Now the first change that we would suggest has to do with section 207 (b) (1) which defines certain types of lending agencies which can avail themselves of the privileges of this section 207. This refers to section 315 of the bill.
Senator MURDOCK. Beginning on page 29.
Mr. SCHWULST. I do not happen to have the bill in front of me. Now what we would suggest is that subsection 1 under section 207 be amended that is not quoted in this bill. It is in the National Housing Act itself.
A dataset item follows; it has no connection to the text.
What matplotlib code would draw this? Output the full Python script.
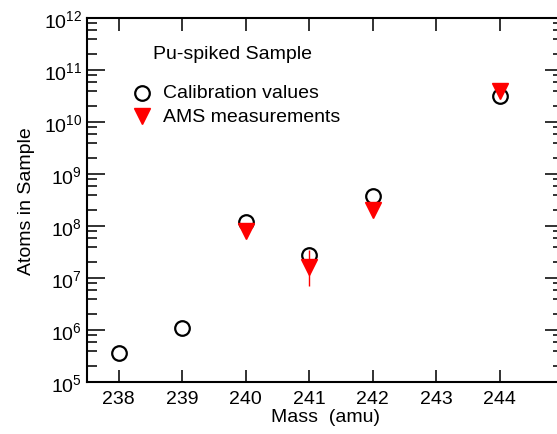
"""Pu-spiked sample: calibration values vs AMS measurements per mass."""

import numpy as np
import matplotlib.pyplot as plt
from matplotlib.ticker import LogLocator, NullFormatter

plt.rcParams['font.family'] = ['Liberation Sans', 'DejaVu Sans']
plt.rcParams['mathtext.fontset'] = 'custom'
plt.rcParams['mathtext.rm'] = 'Liberation Sans'

# ============================================================
# Data
# ============================================================
calib_mass = [238, 239, 240, 241, 242, 244]
calib_atoms = [3.6e5, 1.07e6, 1.17e8, 2.8e7, 3.8e8, 3.2e10]

ams_mass = [240, 241, 242, 244]
ams_atoms = [8.0e7, 1.6e7, 2.0e8, 4.0e10]
ams_err_lo = [0, 0.9e7, 0, 0]
ams_err_hi = [0, 1.9e7, 0, 0]

# ============================================================
# Plot
# ============================================================
fig = plt.figure(figsize=(5.57, 4.35), dpi=100)
W, H = 557, 435
ax = fig.add_axes([87 / W, 1 - 383 / H, (563 - 87) / W, (383 - 19) / H])

ax.errorbar(ams_mass, ams_atoms, yerr=[ams_err_lo, ams_err_hi], fmt='none',
            ecolor='red', elinewidth=1, capsize=0, zorder=2)
ax.plot(calib_mass, calib_atoms, 'o', ms=10.5, mfc='none', mec='black',
        mew=1.6, ls='none', zorder=3)
ax.plot(ams_mass, ams_atoms, 'v', ms=12, color='red', mec='red',
        ls='none', zorder=4)

ax.set_yscale('log')
ax.set_ylim(1e5, 1e12)
ax.set_xlim(237.5, 245)
ax.set_xticks(np.arange(238, 245))
ax.yaxis.set_major_locator(LogLocator(base=10, numticks=20))
ax.yaxis.set_minor_locator(LogLocator(base=10, subs=[2, 4, 6, 8], numticks=20))
ax.yaxis.set_minor_formatter(NullFormatter())

ax.tick_params(which='both', direction='in', top=True, right=True,
               labelsize=14, width=1.3, color='#222222')
ax.tick_params(axis='y', which='major', length=13)
ax.tick_params(axis='y', which='minor', length=7)
ax.tick_params(axis='x', which='major', length=9, pad=6)
for s in ax.spines.values():
    s.set_linewidth(1.5)

ax.set_xlabel('Mass  (amu)', fontsize=14, labelpad=0.5)
ax.set_ylabel('Atoms in Sample', fontsize=14, labelpad=6)

# legend built by hand like the original annotation
ax.text(0.139, 0.903, 'Pu-spiked Sample', transform=ax.transAxes,
        fontsize=14, va='center', ha='left')
ax.plot([0.115], [0.794], 'o', ms=10.5, mfc='none', mec='black', mew=1.6,
        transform=ax.transAxes, clip_on=False)
ax.text(0.16, 0.794, 'Calibration values', transform=ax.transAxes,
        fontsize=14, va='center', ha='left')
ax.plot([0.115], [0.73], 'v', ms=12, color='red', transform=ax.transAxes,
        clip_on=False)
ax.text(0.16, 0.73, 'AMS measurements', transform=ax.transAxes,
        fontsize=14, va='center', ha='left')

plt.savefig('out.png', dpi=100)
That subsection states that lenders under this rental housing section of the act may be Federal or State instrumentalities, municipal corporate instrumentalities of one or more States, limited dividend corporations formed under and restricted by Federal or State housing laws as to rents, charges, capital structure, rate of return, or methods of operation.
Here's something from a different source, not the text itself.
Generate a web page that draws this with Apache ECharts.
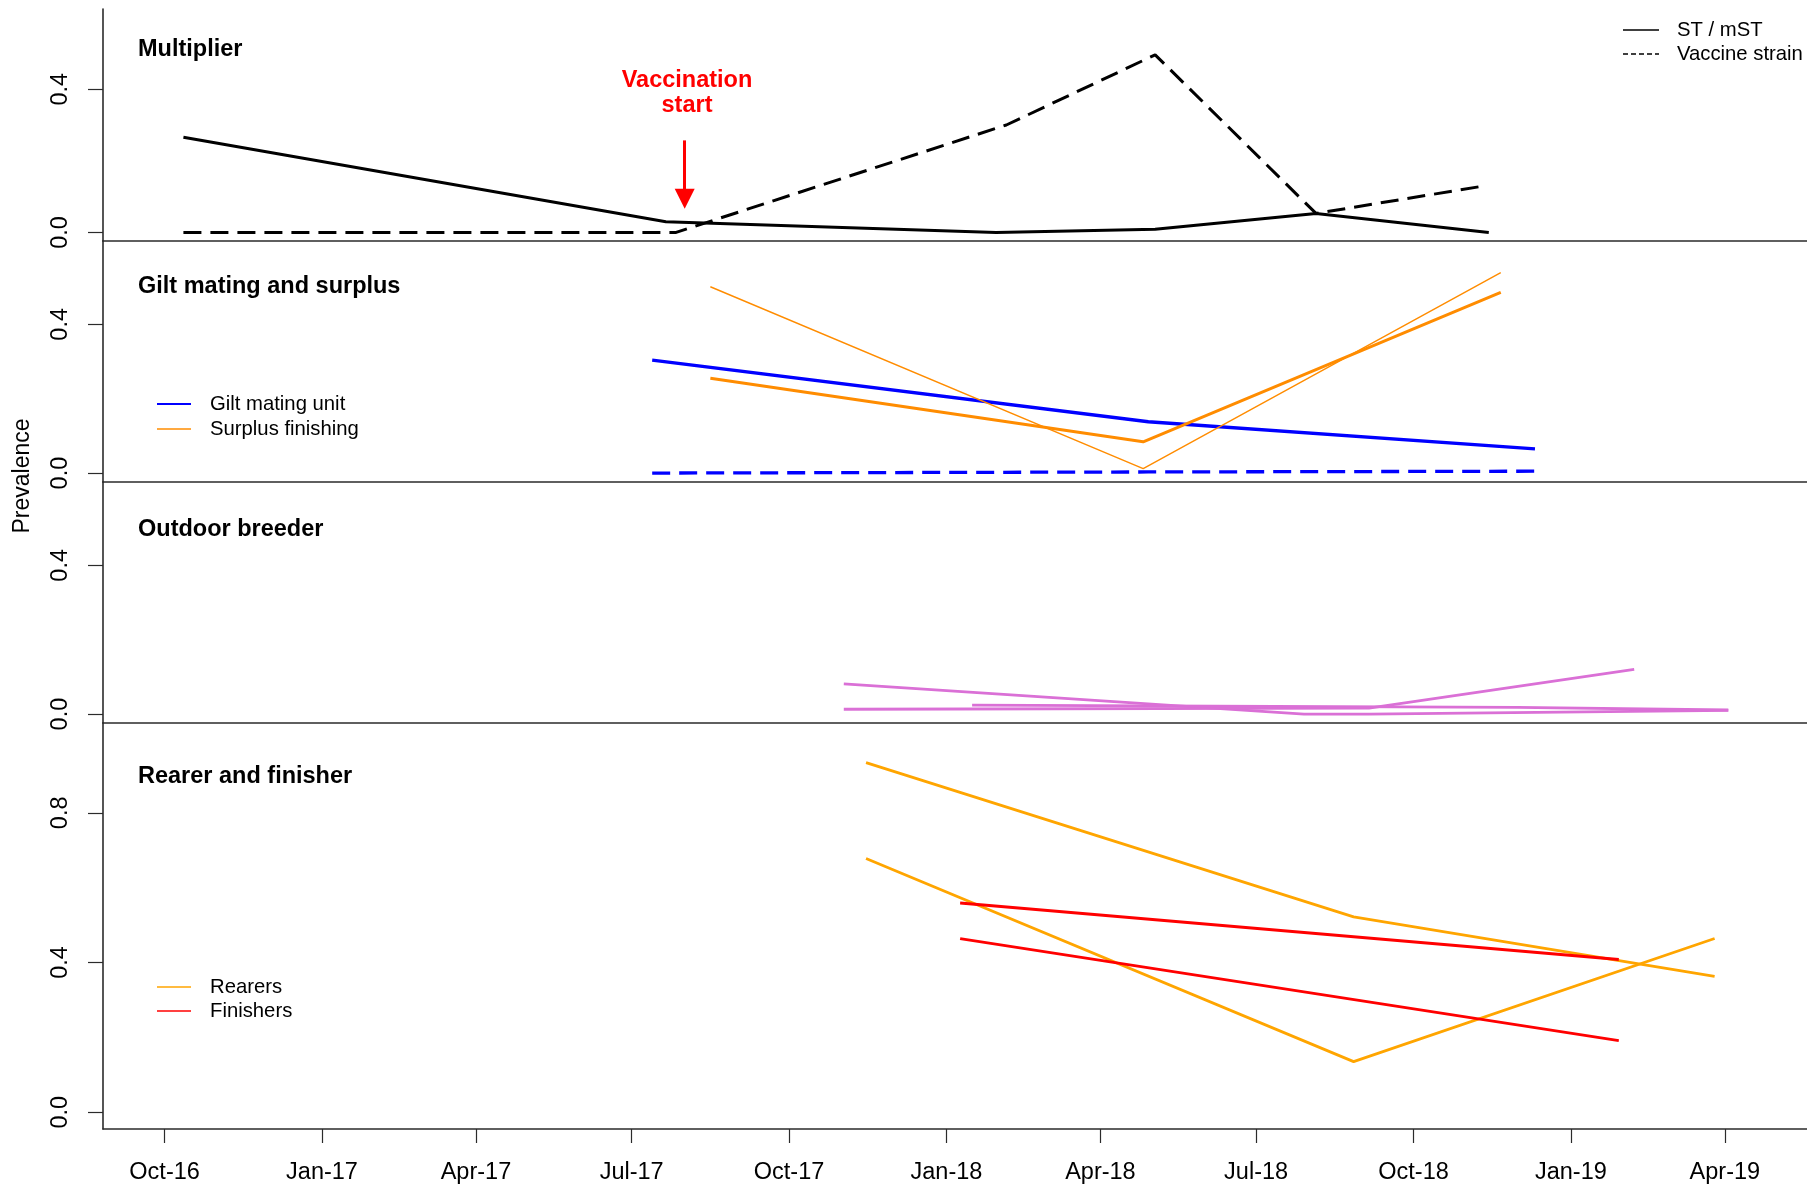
<!DOCTYPE html>
<html>
<head>
<meta charset="utf-8">
<script src="https://cdn.jsdelivr.net/npm/echarts@6/dist/echarts.min.js"></script>
<style>
  html, body { margin: 0; padding: 0; background: #ffffff; }
  #chart { width: 1807px; height: 1185px; }
</style>
</head>
<body>
<div id="chart"></div>
<script>
const d = (y, m, day) => Date.UTC(y, m - 1, day);

// Shared quarterly time axis (dates as UTC milliseconds)
const quarterTicks = [
  d(2016, 10, 1), d(2017, 1, 1), d(2017, 4, 1), d(2017, 7, 1), d(2017, 10, 1),
  d(2018, 1, 1), d(2018, 4, 1), d(2018, 7, 1), d(2018, 10, 1), d(2019, 1, 1), d(2019, 4, 1)
];
const quarterLabels = [
  'Oct-16', 'Jan-17', 'Apr-17', 'Jul-17', 'Oct-17',
  'Jan-18', 'Apr-18', 'Jul-18', 'Oct-18', 'Jan-19', 'Apr-19'
];
const prevalenceTicks = [0, 0.4];
const prevalenceTicksTall = [0, 0.4, 0.8];

// Multiplier: field strain (ST / mST) and vaccine strain
const multiplierSt = [
  [d(2016, 10, 12), 0.266], [d(2017, 7, 21), 0.030], [d(2018, 1, 30), 0.000],
  [d(2018, 5, 3), 0.009], [d(2018, 8, 5), 0.053], [d(2018, 11, 14), 0.000]
];
const multiplierVaccine = [
  [d(2016, 10, 12), 0.000], [d(2017, 7, 27), 0.000], [d(2018, 2, 5), 0.300],
  [d(2018, 5, 3), 0.496], [d(2018, 8, 5), 0.053], [d(2018, 11, 9), 0.128]
];
const vaccinationStart = d(2017, 8, 1);

// Gilt mating and surplus
const giltSt = [[d(2017, 7, 13), 0.304], [d(2018, 4, 29), 0.138], [d(2018, 12, 11), 0.065]];
const giltVaccine = [[d(2017, 7, 13), 0.000], [d(2018, 4, 29), 0.003], [d(2018, 12, 11), 0.005]];
const surplusA = [[d(2017, 8, 16), 0.255], [d(2018, 4, 26), 0.084], [d(2018, 11, 21), 0.486]];
const surplusB = [[d(2017, 8, 16), 0.501], [d(2018, 4, 26), 0.012], [d(2018, 11, 21), 0.539]];

// Outdoor breeder
const outdoorA = [[d(2017, 11, 2), 0.081], [d(2018, 7, 29), 0.000], [d(2018, 9, 5), 0.000], [d(2019, 4, 3), 0.010]];
const outdoorB = [[d(2017, 11, 2), 0.013], [d(2018, 9, 5), 0.016], [d(2019, 2, 7), 0.120]];
const outdoorC = [[d(2018, 1, 16), 0.024], [d(2018, 12, 1), 0.018], [d(2019, 4, 3), 0.011]];

// Rearer and finisher
const rearersA = [[d(2017, 11, 15), 0.934], [d(2018, 8, 27), 0.522], [d(2019, 3, 26), 0.363]];
const rearersB = [[d(2017, 11, 15), 0.678], [d(2018, 8, 27), 0.135], [d(2019, 3, 26), 0.464]];
const finishersA = [[d(2018, 1, 9), 0.559], [d(2019, 1, 29), 0.408]];
const finishersB = [[d(2018, 1, 9), 0.464], [d(2019, 1, 29), 0.191]];

const FONT = '"Liberation Sans", Arial, sans-serif';
const AXIS_COLOR = '#2b2b2b';
const BLUE = '#0000FF', DARKORANGE = '#FF8C00', ORANGE = '#FFA500', RED = '#FF0000', ORCHID = '#DA70D6';

const panels = [
  { top: 9,   height: 232, min: -0.024, max: 0.624, ticks: prevalenceTicks },
  { top: 241, height: 241, min: -0.024, max: 0.624, ticks: prevalenceTicks },
  { top: 482, height: 241, min: -0.024, max: 0.624, ticks: prevalenceTicks },
  { top: 723, height: 406, min: -0.045, max: 1.040, ticks: prevalenceTicksTall }
];

const grid = panels.map(p => ({ left: 103, right: 0, top: p.top, height: p.height }));

const xAxis = panels.map((p, i) => {
  const last = i === panels.length - 1;
  return {
    type: 'value',
    gridIndex: i,
    min: d(2016, 8, 26),
    max: d(2019, 5, 19),
    scale: true,
    splitLine: { show: false },
    axisLine: { show: true, onZero: false, lineStyle: { color: AXIS_COLOR, width: 1.6 } },
    axisTick: {
      show: last, length: 14, inside: false,
      customValues: quarterTicks,
      lineStyle: { color: AXIS_COLOR, width: 1.2 }
    },
    axisLabel: {
      show: last, margin: 32,
      customValues: quarterTicks,
      color: '#000', fontFamily: FONT, fontSize: 23.5,
      formatter: v => {
        const k = quarterTicks.indexOf(v);
        return k >= 0 ? quarterLabels[k] : '';
      }
    }
  };
});

const yAxis = panels.map((p, i) => ({
  type: 'value',
  gridIndex: i,
  min: p.min,
  max: p.max,
  splitLine: { show: false },
  axisLine: { show: true, onZero: false, lineStyle: { color: AXIS_COLOR, width: 1.6 } },
  axisTick: { show: true, length: 15, customValues: p.ticks, lineStyle: { color: AXIS_COLOR, width: 1.2 } },
  axisLabel: {
    show: true, rotate: 90, margin: 30,
    customValues: p.ticks,
    color: '#000', fontFamily: FONT, fontSize: 23.5,
    formatter: v => v.toFixed(1)
  }
}));

function line(name, data, panel, color, width, dashed) {
  return {
    type: 'line',
    name: name,
    data: data,
    xAxisIndex: panel,
    yAxisIndex: panel,
    showSymbol: false,
    symbol: 'none',
    silent: true,
    lineStyle: { color: color, width: width, type: dashed ? [18, 9] : 'solid' },
    emphasis: { disabled: true },
    z: 3
  };
}

const series = [
  Object.assign(line('ST / mST', multiplierSt, 0, '#000', 3, false), {
    // red arrow marking the start of vaccination
    markLine: {
      silent: true,
      symbol: ['none', 'triangle'],
      symbolSize: 20,
      label: { show: false },
      itemStyle: { color: RED },
      lineStyle: { color: RED, width: 3, type: 'solid' },
      emphasis: { disabled: true },
      data: [[{ coord: [vaccinationStart, 0.257] }, { coord: [vaccinationStart, 0.094] }]]
    }
  }),
  line('Vaccine strain', multiplierVaccine, 0, '#000', 3, true),

  line('Gilt mating unit', giltSt, 1, BLUE, 3.3, false),
  line('Gilt mating unit vaccine strain', giltVaccine, 1, BLUE, 3.3, true),
  line('Surplus finishing', surplusA, 1, DARKORANGE, 3, false),
  line('Surplus finishing (second unit)', surplusB, 1, DARKORANGE, 1.4, false),

  line('Outdoor breeder A', outdoorA, 2, ORCHID, 2.8, false),
  line('Outdoor breeder B', outdoorB, 2, ORCHID, 2.8, false),
  line('Outdoor breeder C', outdoorC, 2, ORCHID, 2.8, false),

  line('Rearers', rearersA, 3, ORANGE, 2.8, false),
  line('Rearers (second unit)', rearersB, 3, ORANGE, 2.8, false),
  line('Finishers', finishersA, 3, RED, 2.8, false),
  line('Finishers (second unit)', finishersB, 3, RED, 2.8, false)
];

function title(text, y) {
  return {
    type: 'text', x: 138, y: y,
    style: { text: text, fill: '#000', font: 'bold 23.5px ' + FONT, textAlign: 'left', textVerticalAlign: 'middle' }
  };
}
function legendRow(label, color, width, dash, y) {
  return [
    { type: 'line', shape: { x1: 157, y1: y, x2: 191, y2: y },
      style: { stroke: color, lineWidth: width, lineDash: dash || null } },
    { type: 'text', x: 210, y: y,
      style: { text: label, fill: '#000', font: '20.3px ' + FONT, textAlign: 'left', textVerticalAlign: 'middle' } }
  ];
}
function legendRowRight(label, dash, y) {
  return [
    { type: 'line', shape: { x1: 1623, y1: y, x2: 1659, y2: y },
      style: { stroke: '#000', lineWidth: 1.3, lineDash: dash || null } },
    { type: 'text', x: 1677, y: y,
      style: { text: label, fill: '#000', font: '20.3px ' + FONT, textAlign: 'left', textVerticalAlign: 'middle' } }
  ];
}

const graphic = [
  title('Multiplier', 50),
  title('Gilt mating and surplus', 287),
  title('Outdoor breeder', 530),
  title('Rearer and finisher', 777),
  { type: 'text', x: 687, y: 81,
    style: { text: 'Vaccination', fill: RED, font: 'bold 23.5px ' + FONT, textAlign: 'center', textVerticalAlign: 'middle' } },
  { type: 'text', x: 687, y: 106,
    style: { text: 'start', fill: RED, font: 'bold 23.5px ' + FONT, textAlign: 'center', textVerticalAlign: 'middle' } },
  { type: 'text', x: 23, y: 476, rotation: Math.PI / 2,
    style: { text: 'Prevalence', fill: '#000', font: '23px ' + FONT, textAlign: 'center', textVerticalAlign: 'middle' } },
  ...legendRowRight('ST / mST', null, 30),
  ...legendRowRight('Vaccine strain', [5, 3], 54),
  ...legendRow('Gilt mating unit', BLUE, 2.2, null, 404),
  ...legendRow('Surplus finishing', DARKORANGE, 1.4, null, 429),
  ...legendRow('Rearers', ORANGE, 1.6, null, 987),
  ...legendRow('Finishers', RED, 1.6, null, 1011)
];

const chart = echarts.init(document.getElementById('chart'), null, { renderer: 'canvas' });
chart.setOption({
  backgroundColor: '#ffffff',
  animation: false,
  grid: grid,
  xAxis: xAxis,
  yAxis: yAxis,
  series: series,
  graphic: graphic
});
</script>
</body>
</html>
We believe that there should be included with those types of lenders that I have mentioned, redevelopment corporations and housing corporations organized for the purpose of clearing slums or blighted areas or for the purpose of rental housing and restricted by Federal or State laws or regulations of State banking or insurance departments as to rents, charges, capital structure, rate of return, or methods of operation.
This is merely an addition in order to enable certain types of housing companies which under the laws of certain States, for example, New York State, may be set up by savings banks and insurance companies for the purpose of building, owning, and operating rental housing.
Now those housing companies under our laws would be subject to regulation in that case by State authority, if it is an insurance company that has one of these housing corporations, the State superintendent of insurance would regulate it, inspect it, examine it, and so
If it were owned by a savings bank, which we can do in New York, then the State superintendent of banks would inspect it, get reports on it and regulate it. And the banking board even fixes the rates of rental, or fixes the maximum rent.
Now we think it would be helpful in making this act useful in urban centers if that particular phraseology could be amplified a bit by the inclusion of the types of corporations which I have mentioned.